For each $i \in \{1, ..., n\}$ and each $c \in \mathbb{R}$, the function $f_i:\mathcal{X}\rightarrow\mathbb{R}$ has the property that $\{x \in \mathcal{X} : f_i(x)>c\}$ is in $\Sigma$.
The function $F:\mathbb{R}^n\rightarrow \mathbb{R}$ is continuous.
For each $c \in \mathbb{R}$, the set $\{x \in \mathcal{X} : F(f_1(x), ..., f_n(x)) > c\}$ is in $\Sigma$.
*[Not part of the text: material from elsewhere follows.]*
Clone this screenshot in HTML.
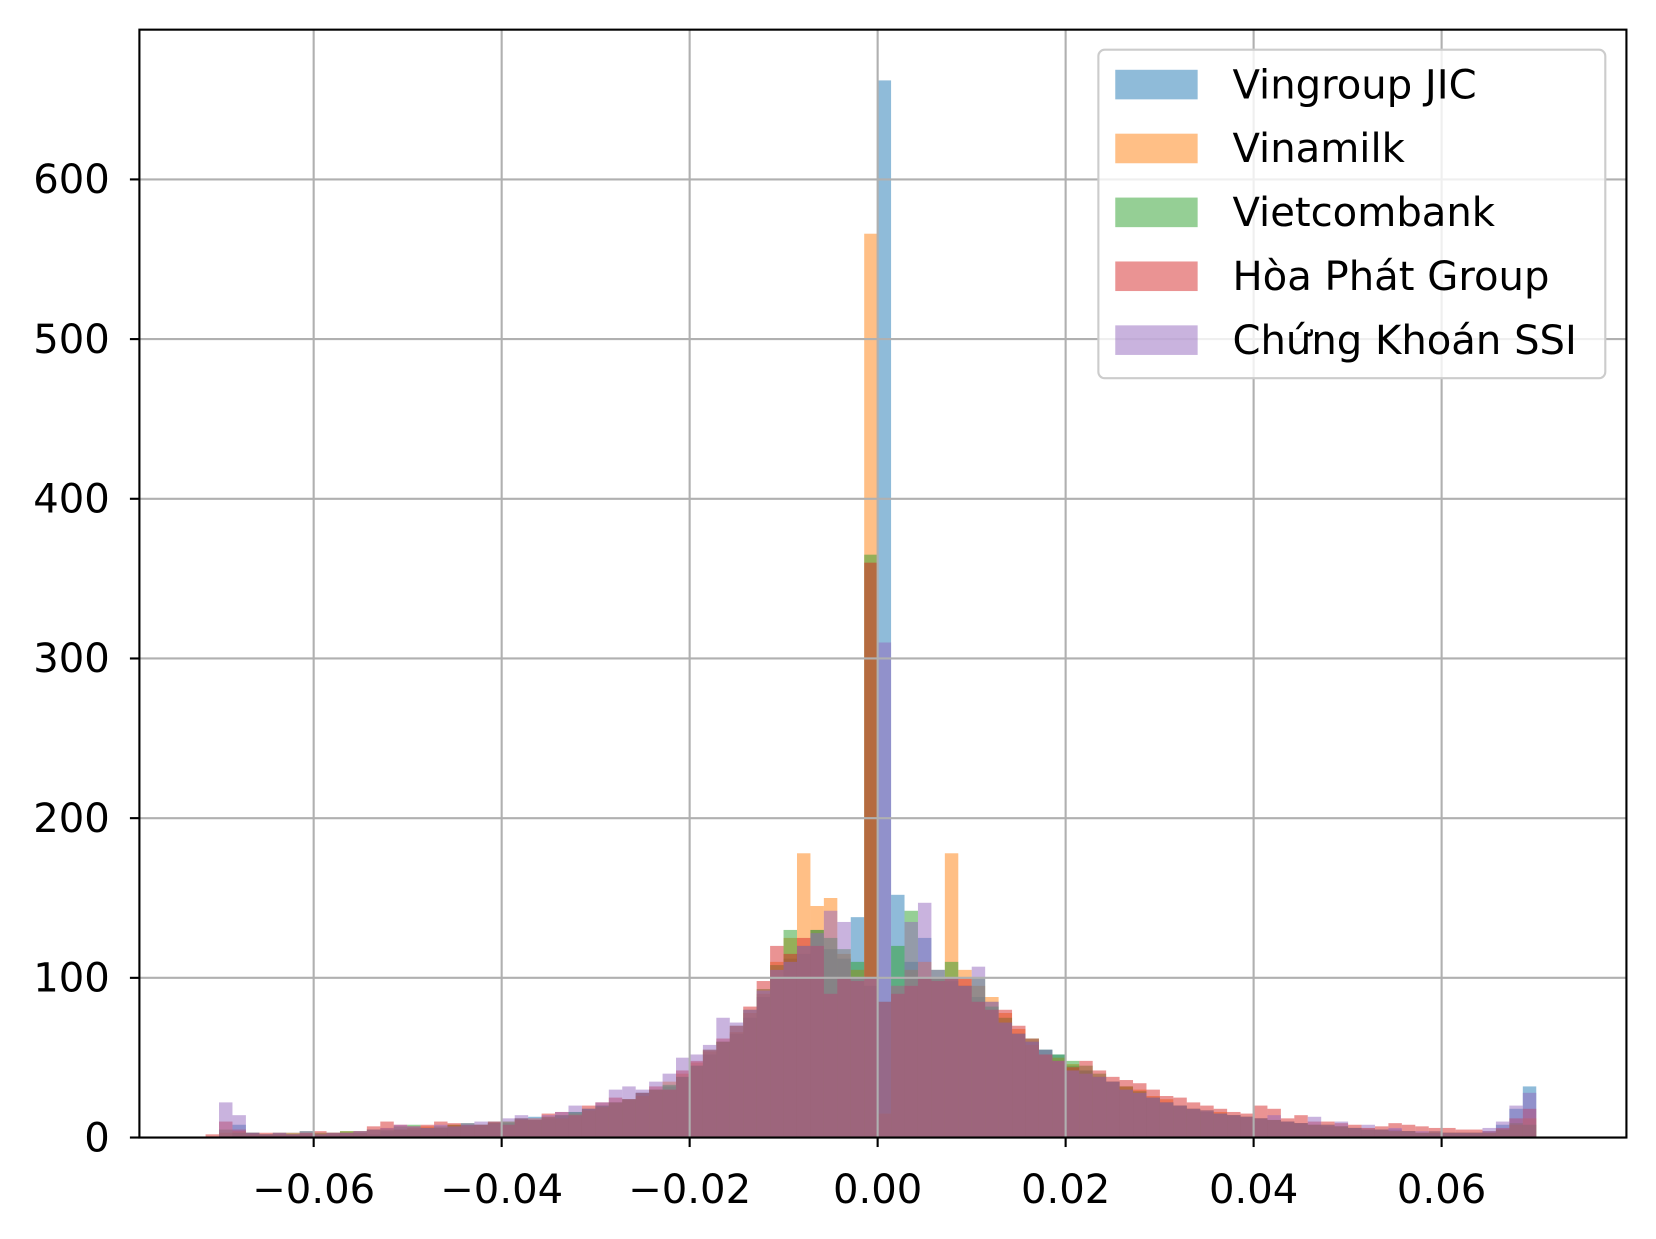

Fix $c \in \mathbb{R}$. Define the set $\mathcal{Y} \subseteq\mathbb{R}^n$ by
$$ \mathcal{Y} = \{y \in \mathbb{R}^n : F(y) > c\}$$
Since $F$ is a continuous function, we know that $\mathcal{Y}$ is an open subset of $\mathbb{R}^n$. Hence, it can be written as the countable union of open boxes in $\mathbb{R}^n$: $$ \mathcal{Y} = \cup_{i=1}^{\infty} B_i $$ where each box $B_i$ has the form: $$ B_i = (a_{1i}, b_{1i}) \times (a_{2i}, b_{2i}) \times ... \times (a_{ni}, b_{ni}) $$ Then \begin{align} \{x \in \mathcal{X} : F(f_1(x), ..., f_n(x)) > c\} &= \{x \in \mathcal{X} : (f_1(x), ..., f_n(x)) \in \mathcal{Y}\}\\ &= \cup_{i=1}^{\infty} \{x \in \mathcal{X} : (f_1(x), ..., f_n(x)) \in B_i\}\\ &= \cup_{i=1}^{\infty} \underbrace{\cap_{j=1}^n \underbrace{\{x \in \mathcal{X} : f_j(x) \in (a_{ji}, b_{ji})\}}_{\mbox{*in $\Sigma$}}}_{\mbox{**in $\Sigma$}} \end{align} This is the countable union of sets in $\Sigma$ and hence is in $\Sigma$. $\Box$
*Note that for each $j \in \{1, ..., n\}$ and each open interval $(a,b)$ we have $$\{x \in \mathcal{X} : f_j(x) \in (a,b)\} \in \Sigma $$ because $$ \{x \in \mathcal{X} : f_j(x) \in (a,b)\} = \cup_{k=1}^{\infty} \left(\{x : f_j(x)>a\} \cap \{x : f_j(x)\leq b-1/k\}\right)$$ and this is a countable union of sets in $\Sigma$, so it is in $\Sigma$.
**Note that we have used the fact that a finite intersection of sets in $\Sigma$ is also in $\Sigma$.